On his first tour as president-elect, Asfura visited the United States, where he held meetings with key actors, including Secretary of State Marco Rubio, Ambassador Greer of the Department of Commerce, the IDB, and some Republican congressmen. As a result, the bilateral relationship between Honduras and the United States appears to be fluid and aligned, particularly on the following points: 

  • Reestablishment of diplomatic relations with Taiwan
  • Reinstatement of Honduras to the International Centre for Settlement of Investment Disputes (ICSID), a World Bank institution that resolves disputes between states and foreign companies/investors through arbitration, and
  • Continuing cooperation on security, extradition, and immigration control\
  • Reactivation or reconfiguration of the ZEDES
  • Maintaining the Palmerola “Soto Cano” military base

These alignments facilitate political and financial support from the U.S., but they are neither neutral nor free. The geopolitical shift, economic dependence, and concessions on investment and security may deepen structural asymmetries without addressing the factors that drive forced migration: corruption, poverty, violence, and impunity.

Recommendations

For the Trump administration, the U.S. Government

  1. Restore sustained dialogue with civil society, Indigenous and Garifuna peoples, and human rights organizations, not just with executive branch officials.

For the U.S. Congress

  1. Continue to condition part of financial and security support on verifiable progress in judicial independence, the fight against corruption, and the protection of human rights defenders, journalists, and other actors.
  2. Support legislative initiatives (such as H.Res.1278 in the US House of Representatives) that affirm the rights of Garifuna peoples, condemn violence against these communities, and call for diplomatic and political action to protect their culture, territory, and human rights.
  3. Strengthen oversight of the use of cooperation funds for security.

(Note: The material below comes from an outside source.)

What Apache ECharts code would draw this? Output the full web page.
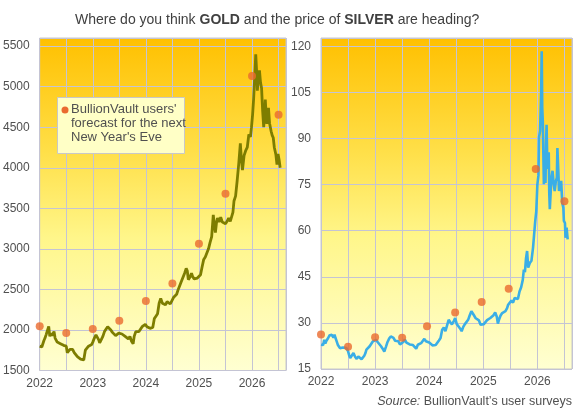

Support international mechanisms against impunity and do not normalize structural corruption for strategic reasons.

  1. Organize and carry out congressional delegations to engage in multisectoral dialogue, especially with civil society groups and human rights defenders.
  2. Incorporate human rights, gender, and environmental protection criteria into all bilateral assistance.

Conclusion

Honduras is entering this new political phase without having resolved the structural causes of its democratic crisis. The stability that the new government can offer will be, at best, fragile and conditional. For the United States, including Congress, the challenge is not only to maintain a strategic ally, but also to determine whether this alliance is more about advancing US interests and an anti-rights agenda or about truly laying the foundations for sustainable democratic governance.